回机场的路不好走,加之没有路灯,所以车上的人感觉格外颠簸。
车子是日本牌子,旧车,噪音很大。开车的是连察莱的司机,名叫阿敢,一个二十几岁的箜卡当地人,也是连察莱的远房亲戚。
阿敢不是一般人,他有文化,曾被连察莱送到国外的正规军校学习,而且还曾在m国的特种部队试训过半年。副驾驶也是连察莱的人,一个作战参谋,听说身手也是极好。
他们明里是连察莱的下属,实际上做的却是保镖的工作。
连察莱对阿敢来说,不仅仅是上司,还是大恩人。
当年,阿敢十几岁的年纪就当了连察莱的司机,因为年龄小,所以他一直渴望过那种轰轰烈烈的生活,在他稚嫩的眼里,只有战场,才是实现理想的最佳地点。后来,有一次,他趁着连察莱不在箜卡的时候,私自逃跑去前方当兵了。可到了战区才发现,打仗根本不是他想象中的样子。他在人的尸体面前,第一次感觉到恐惧,第一次有了后悔的念头。可是,已经晚了,那是一场很惨烈的战役,他不幸被一颗流弹击中腹部,倒在焦黑的战场上。

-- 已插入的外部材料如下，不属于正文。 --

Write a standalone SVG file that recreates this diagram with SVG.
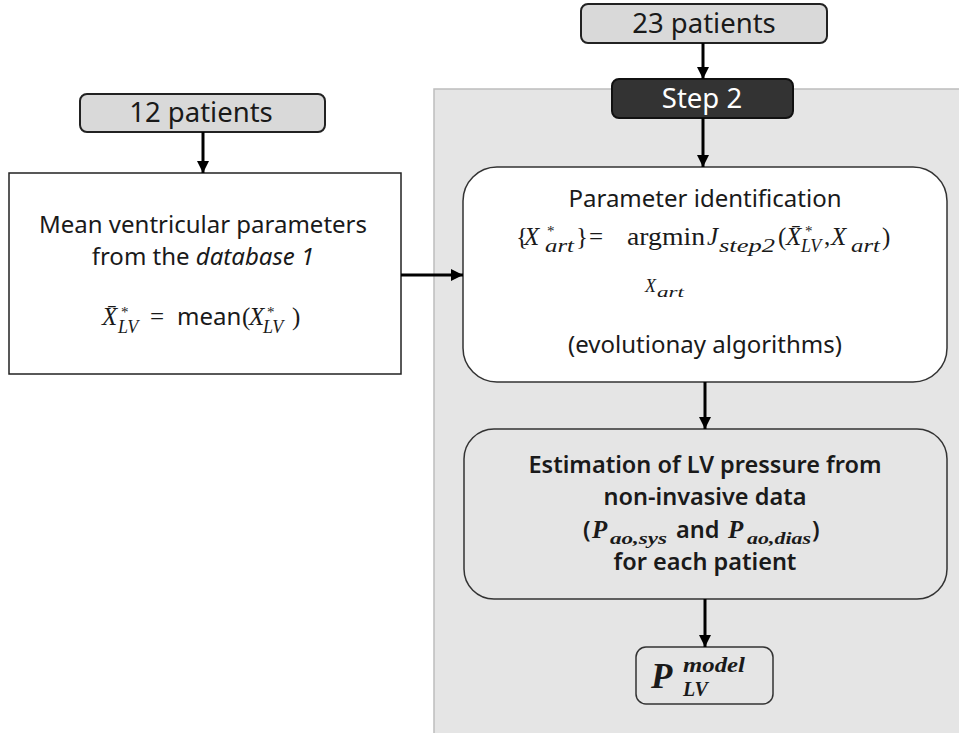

他以为他死了,但是第二天,当他看到医院特有的白色和空气中流淌的消毒水的味道,他才知道,他没死,他被救了。
救他的人,正是几百公里外的司令,连察莱。是司令把他从尸体堆里刨出来,并且亲自背着他,把他送进医院救治。
起初他是不信的,因为在他看来,威名赫赫的司令是不会为了一个八竿子打不着的远房亲戚的孩子冒死相救的。可后来,当他每天都能看到司令探视的身影,并且给他好吃的,给他用最好的药的时候,他信了。
别人偷偷告诉他,司令对他好,只是想给自己找个替死鬼。
阿敢听了没说话。
在他看来,就算司令对他好,是出于这个原因,他也认了。因为他的命,原本就是司令给的,司令给了他重生的机会,那从今往后,他就是司令的人,就算最后的下场,是做替死鬼,他也心甘情愿。
或许,司令当初救他的时候,确实抱有这样的想法。可就在他死心塌地追随司令的那些日子里,司令也慢慢对他有了一些改变。譬如,会偶尔看着他发怔,会刻意地安排他和子女们一起相处玩耍,会在他深夜写字读书的时候让仆人送夜宵给他。直到他十六岁那年,司令出人意料的把他送到m国的军校学习,他才忽然发现,司令是真的对他好。
而他从十来岁时就来到连察莱的身边当兵,如今才二十出头,就已经是同盟军的骨干军官了。。
而连察莱对下属也是非常信任,尤其是阿敢,连察莱和他出去的时候,基本上是不带枪的。
后排的粟幕莲随着车辆颠簸的角度不停地晃动着身体,走了一阵子,他忽然拍了拍隔在前方的玻璃格挡,“停一下!!停一下!”
阿敢踩下刹车。
车子稳稳停在路上,车灯没有熄,远光灯白惨惨的光亮照进前方静谧幽暗的树林。。
停车的那一刹那,阿敢就握住了压在驾驶座旁边的枪柄。
多年来他负责司令的安全,早就养成了灵敏机智的反应能力,而且隔段时间就会发生的刺杀事件,也迫使他练就了一身过硬的本事。
他很有自信,能够保护司令的安全,也很自信,搞定后座那个披着羊皮的狼。
他第一次见到粟幕莲的时候,就对喜欢籀着一张假面,冒充慈善人士的年轻男人很是反感。这种反感是从骨子里冒出来的,哪怕粟幕莲之后表现得多么友善,多么的宽宏大度,他都没有改变看法。